The next new server node coming to the Moonshot chassis will be called the m700, and it is based on AMD's "Kyoto" Opteron X2150, which came out in May. The Kyoto chip is what AMD calls an Accelerated Processing Unit, or APU, which means it puts a CPU and a GPU on the same die and links them through a high-speed bus. In this case, the chip has four "Jaguar" cores on the CPU side with 2 MB of L2 cache and 32 GB of main memory, plus a Radeon HD 8000 graphics chip with 128 cores. Interestingly, those GPU cores run at 600 MHz and provide 154 gigaflops of single-precision math; they only deliver 9.3 gigaflops at double precision, which is not great at all. But that single-precision math, coupled with OpenCL offloading, could be very attractive for certain kinds of number-crunching workloads.
Turkel says that HP and AMD are initially thinking the m700 node will be used for hosting physical desktops in the datacenter, one chip per one physical desktop. The m700 card has four Kyoto chips on a cartridge, so you can host up to 180 physical desktops from a single chassis. As for the m300 being used for hybrid calculations, Turkel said that HP "sees this as a potential" and that HP was at the beginning stages with the Moonshot machine.
"We have target workloads for each one of these," says Turkel. "But as I like to keep pointing out, customers will do things that we did not necessarily anticipate. We are positioning this one for hosted desktops, but customers will take it in whatever direction they will."
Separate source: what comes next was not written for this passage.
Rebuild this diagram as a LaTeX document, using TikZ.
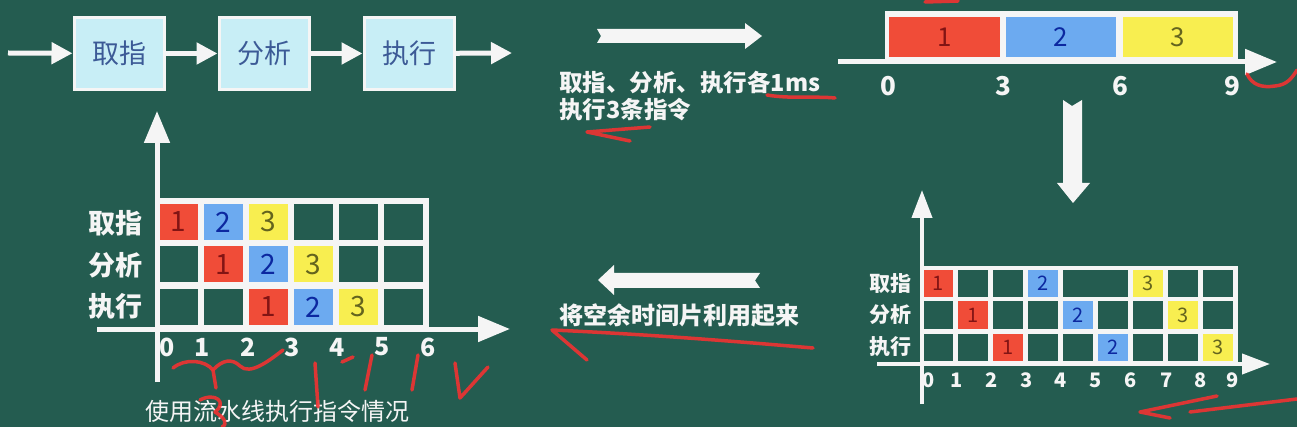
\documentclass[tikz,border=0pt]{standalone}
\usepackage{fontspec}
\setmainfont{Noto Sans CJK SC}
\usetikzlibrary{arrows.meta}
\definecolor{board}{RGB}{36,92,80}
\definecolor{chalk}{RGB}{245,245,245}
\definecolor{boxfill}{RGB}{200,238,246}
\definecolor{boxtext}{RGB}{60,90,150}
\definecolor{cred}{RGB}{240,76,56}
\definecolor{cblue}{RGB}{108,170,240}
\definecolor{cyel}{RGB}{248,238,80}
\definecolor{tred}{RGB}{130,20,20}
\definecolor{tblue}{RGB}{12,40,160}
\definecolor{tyel}{RGB}{100,100,30}
\definecolor{ink}{RGB}{240,50,50}
\tikzset{
  stagebox/.style={draw=chalk,line width=3pt,fill=boxfill,minimum width=90pt,minimum height=72pt,inner sep=0pt,text=boxtext,font=\fontsize{27}{30}\selectfont},
  parrow/.style={draw=chalk,line width=5pt,-{Triangle[length=21pt,width=21pt]}},
  axis/.style={draw=chalk,line width=5pt,-{Triangle[length=32pt,width=25pt]}},
  axisS/.style={draw=chalk,line width=4pt,-{Triangle[length=28pt,width=20pt]}},
  cellL/.style={minimum width=39pt,minimum height=36pt,inner sep=0pt,fill=board,font=\fontsize{28}{30}\selectfont},
  cellR/.style={minimum width=30pt,minimum height=27pt,inner sep=0pt,fill=board,font=\fontsize{20}{22}\selectfont},
  cellT/.style={minimum height=40pt,inner sep=0pt,font=\fontsize{26}{28}\selectfont},
  ctr/.style={fill=cred,text=tred},
  ctb/.style={fill=cblue,text=tblue},
  cty/.style={fill=cyel,text=tyel},
  lblL/.style={text=chalk,font=\fontsize{27}{30}\selectfont\bfseries,inner sep=0pt},
  lblR/.style={text=chalk,font=\fontsize{21}{24}\selectfont\bfseries,inner sep=0pt},
  tickL/.style={text=chalk,font=\fontsize{25}{27}\selectfont\bfseries,inner sep=0pt},
  tickT/.style={text=chalk,font=\fontsize{26}{28}\selectfont\bfseries,inner sep=0pt},
  tickR/.style={text=chalk,font=\fontsize{20}{22}\selectfont\bfseries,inner sep=0pt},
  txt/.style={text=chalk,inner sep=0pt,anchor=west},
  bigarrow/.style={fill=chalk,draw=none},
  redink/.style={draw=ink,line width=3.5pt,line cap=round,line join=round,opacity=0.9}
}
\begin{document}
\begin{tikzpicture}[x=1pt,y=-1pt]
\useasboundingbox (0,0) rectangle (1297,427);
\fill[board] (0,0) rectangle (1297,427);

% ---------- top-left pipeline ----------
\coordinate (pin) at (8,53);
\coordinate (pout) at (512,53);
\node[stagebox] (s1) at (119,53.5) {取指};
\node[stagebox] (s2) at (264,53.5) {分析};
\node[stagebox] (s3) at (409,53.5) {执行};
\draw[parrow] (pin) -- (s1);
\draw[parrow] (s1) -- (s2);
\draw[parrow] (s2) -- (s3);
\draw[parrow] (s3) -- (pout);

% ---------- top-middle arrow and text ----------
\fill[bigarrow] (597,29) -- (745,29) -- (745,23) -- (762,36) -- (745,49) -- (745,43) -- (597,43) -- (601,36) -- cycle;
\node[txt,font=\fontsize{23.5}{26}\selectfont\bfseries] (t1) at (559,83) {取指、分析、执行各1ms};
\node[txt,font=\fontsize{23.5}{26}\selectfont\bfseries] (t2) at (559,110) {执行3条指令};

% ---------- top-right sequential bar ----------
\fill[chalk] (885,11) rectangle (1238,62);
\node[cellT,minimum width=111pt,ctr] (b1) at (944.5,37) {1};
\node[cellT,minimum width=110pt,ctb] (b2) at (1061,37) {2};
\node[cellT,minimum width=110pt,cty] (b3) at (1178,37) {3};
\coordinate (ta0) at (838,62);
\coordinate (ta1) at (1277,62);
\draw[axis] (ta0) -- (ta1);
\node[tickT] (tt0) at (888,86) {0};
\node[tickT] (tt3) at (1003,86) {3};
\node[tickT] (tt6) at (1120,86) {6};
\node[tickT] (tt9) at (1232,86) {9};

% ---------- down arrow ----------
\fill[bigarrow] (1063,100) -- (1072,106) -- (1082,100) -- (1082,183) -- (1090,183) -- (1073,203) -- (1057,183) -- (1063,183) -- cycle;

% ---------- right grid (sequential) ----------
\fill[chalk] (920,266) rectangle (1238,364);
\foreach \i in {0,...,8}{
  \foreach \j/\yy in {0/283.5,1/315,2/347}{
    \node[cellR] (R\j\i) at ({938+34.95*\i},\yy) {};
  }
}
\fill[board] (1090,270) rectangle (1101,297);
\node[cellR,ctr] (RA1) at (938,283.5) {1};
\node[cellR,ctb] (RA2) at ({938+34.95*3},283.5) {2};
\node[cellR,cty] (RA3) at ({938+34.95*6},283.5) {3};
\node[cellR,ctr] (RB1) at ({938+34.95*1},315) {1};
\node[cellR,ctb] (RB2) at ({938+34.95*4},315) {2};
\node[cellR,cty] (RB3) at ({938+34.95*7},315) {3};
\node[cellR,ctr] (RC1) at ({938+34.95*2},347) {1};
\node[cellR,ctb] (RC2) at ({938+34.95*5},347) {2};
\node[cellR,cty] (RC3) at ({938+34.95*8},347) {3};
\coordinate (rv0) at (922,404);
\coordinate (rv1) at (922,190);
\coordinate (rh0) at (877,364);
\coordinate (rh1) at (1270,364);
\draw[axisS] (rv0) -- (rv1);
\draw[axisS] (rh0) -- (rh1);
\node[lblR] (rl1) at (890,283.5) {取指};
\node[lblR] (rl2) at (890,315) {分析};
\node[lblR] (rl3) at (890,347) {执行};
\foreach \n/\xx in {0/929,1/957,2/992,3/1027,4/1061,5/1096,6/1131,7/1167,8/1201,9/1233}{
  \node[tickR] (rt\n) at (\xx,380) {\n};
}

% ---------- left-pointing arrow and text ----------
\fill[bigarrow] (598,280) -- (614,265) -- (614,273) -- (760,273) -- (755,280.5) -- (760,288) -- (614,288) -- (614,295) -- cycle;
\node[txt,font=\fontsize{24}{26}\selectfont\bfseries] (t3) at (559,315) {将空余时间片利用起来};

% ---------- left grid (pipelined) ----------
\fill[chalk] (155,198) rectangle (429,329);
\foreach \i in {0,...,5}{
  \foreach \j/\yy in {0/222,1/264.5,2/307}{
    \node[cellL] (L\j\i) at ({178.5+45*\i},\yy) {};
  }
}
\node[cellL,ctr] (LA1) at (178.5,222) {1};
\node[cellL,ctb] (LA2) at (223.5,222) {2};
\node[cellL,cty] (LA3) at (268.5,222) {3};
\node[cellL,ctr] (LB1) at (223.5,264.5) {1};
\node[cellL,ctb] (LB2) at (268.5,264.5) {2};
\node[cellL,cty] (LB3) at (313.5,264.5) {3};
\node[cellL,ctr] (LC1) at (268.5,307) {1};
\node[cellL,ctb] (LC2) at (313.5,307) {2};
\node[cellL,cty] (LC3) at (358.5,307) {3};
\coordinate (lv0) at (157,382);
\coordinate (lv1) at (157,111);
\coordinate (lh0) at (97,329);
\coordinate (lh1) at (510,329);
\draw[axis] (lv0) -- (lv1);
\draw[axis] (lh0) -- (lh1);
\node[lblL] (ll1) at (115,223) {取指};
\node[lblL] (ll2) at (115,265) {分析};
\node[lblL] (ll3) at (115,306) {执行};
\foreach \n/\xx in {0/167,1/202,2/248,3/292,4/337,5/382,6/428}{
  \node[tickL] (lt\n) at (\xx,347) {\n};
}
\node[text=chalk,inner sep=0pt,font=\fontsize{24}{26}\selectfont] (cap) at (277,411) {使用流水线执行指令情况};

% ---------- red hand annotations ----------
\draw[redink] (767,95) .. controls (790,99) and (815,96) .. (835,98);
\draw[redink] (650,127) -- (587,132) -- (630,141);
\draw[redink] (1247,74) .. controls (1252,85) and (1262,88) .. (1275,86) .. controls (1287,85) and (1292,78) .. (1297,70);
\draw[redink] (925,2) -- (958,1);
\draw[redink] (813,348) .. controls (720,340) and (640,334) .. (552,330) -- (587,360);
\draw[redink] (1217,396) -- (1140,412) -- (1170,418);
\draw[redink] (1190,412) -- (1297,399);
\draw[redink] (173,368) .. controls (185,358) and (205,360) .. (213,370) .. controls (222,360) and (232,358) .. (240,366) .. controls (250,376) and (270,360) .. (283,350);
\draw[redink] (213,370) -- (216,388);
\draw[redink] (200,400) .. controls (215,392) and (228,402) .. (215,412) .. controls (225,418) and (228,424) .. (222,427);
\draw[redink] (315,363) -- (318,407);
\draw[redink] (342,362) -- (353,357);
\draw[redink] (372,355) -- (365,390);
\draw[redink] (418,355) -- (412,390);
\draw[redink] (455,363) -- (460,398) -- (488,367);
\end{tikzpicture}
\end{document}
The m800 server cartridge, which is based on the KeyStone-II hybrid ARM-DSP chip designed by Texas Instruments, is probably going to see some computational work in the enterprise, too. The KeyStone-II chips take a Cortex-A15 processor from ARM Holdings. This design can have two or four cores that supports the 40-bit Large Physical Address Extensions for the 32-bit processor. The cores run at 1.4 GHz. An on-chip TeraNet coherency network links the ARM cores to as many as eight TMS320C66x digital signal processors on the same die. The DSPs run at 1.2 GHz and provide about 1 teraflops at single-precision and 384 gigaflops at double precision, which is pretty respectable. The KeyStone-II also has security and packet processing accelerators and an integrated Ethernet switch.
The m800 will have four of these KeyStone-II chips on a cartridge, so that works out to a maximum of 180 teraflops per chassis and 1.8 petaflops per rack. (The rack is a little taller than standard 42U size.) That is a fairly large amount of computational capability in a rack, of course, and there are plenty of use cases.
Server cartridges are also in the works using Calxeda's "Midway" ECX-2000 processor and Applied Micro Circuits' X-Gene. Both of these are multi-core ARM processors.
"HPC has a long history of applications using digital signal processors," says Turkel. "The first one that we talk about for the m800 is telecom, specifically for voice over IP, which is kind of a no-brainer for DSPs. "We have got oil and gas companies who are investigating using the m800 cartridge as a possible target for seismic analysis. It is very much investigatory. And there are other obvious folks who do a lot of digital signal processing, some of whom we can't talk about."
Turkel says that one of the areas where Moonshot is seeing interest is in embarrassingly parallel analytics applications. Financial services firms are very interested in the Avoton cartridges in particular for Monte Carlo simulations and other kinds of analytics. The reason is simple: that eight-core chip has about the same performance as a "Westmere" class Xeon chip for these kinds of jobs.
"If I can get to 1,800 processors in a rack, each simulation may not run as fast as it would on a traditional platform, but the aggregate throughput you will get – particularly on a per dollar, per watt or per square foot standpoint – is going to be a lot better. A lot of financial services firms have boxes, and they are in evaluation mode."
Another use is for login and management servers that front-end the compute nodes in a traditional cluster. Turkel says that one customer with a 2,000-node cluster has around 100 nodes that perform this function. Those machines should be really doing computation, and this unnamed customer is looking at using Moonshot nodes to handle job setup and submission for the cluster, allowing for the 100 beefier server nodes to be reallocated to run simulations.
HP is not saying yet what its plans are for upgrading the networking in the Moonshot chassis, but Turkel confirmed that over the long haul, HP will upgrade the integrated switches to 10 Gb/sec speeds. The company is looking at the possibility of adding InfiniBand switching as well, but has made no commitments as yet. It is also possible for HP to extend the internal 2D torus beyond a single chassis, but HP had no comment on this.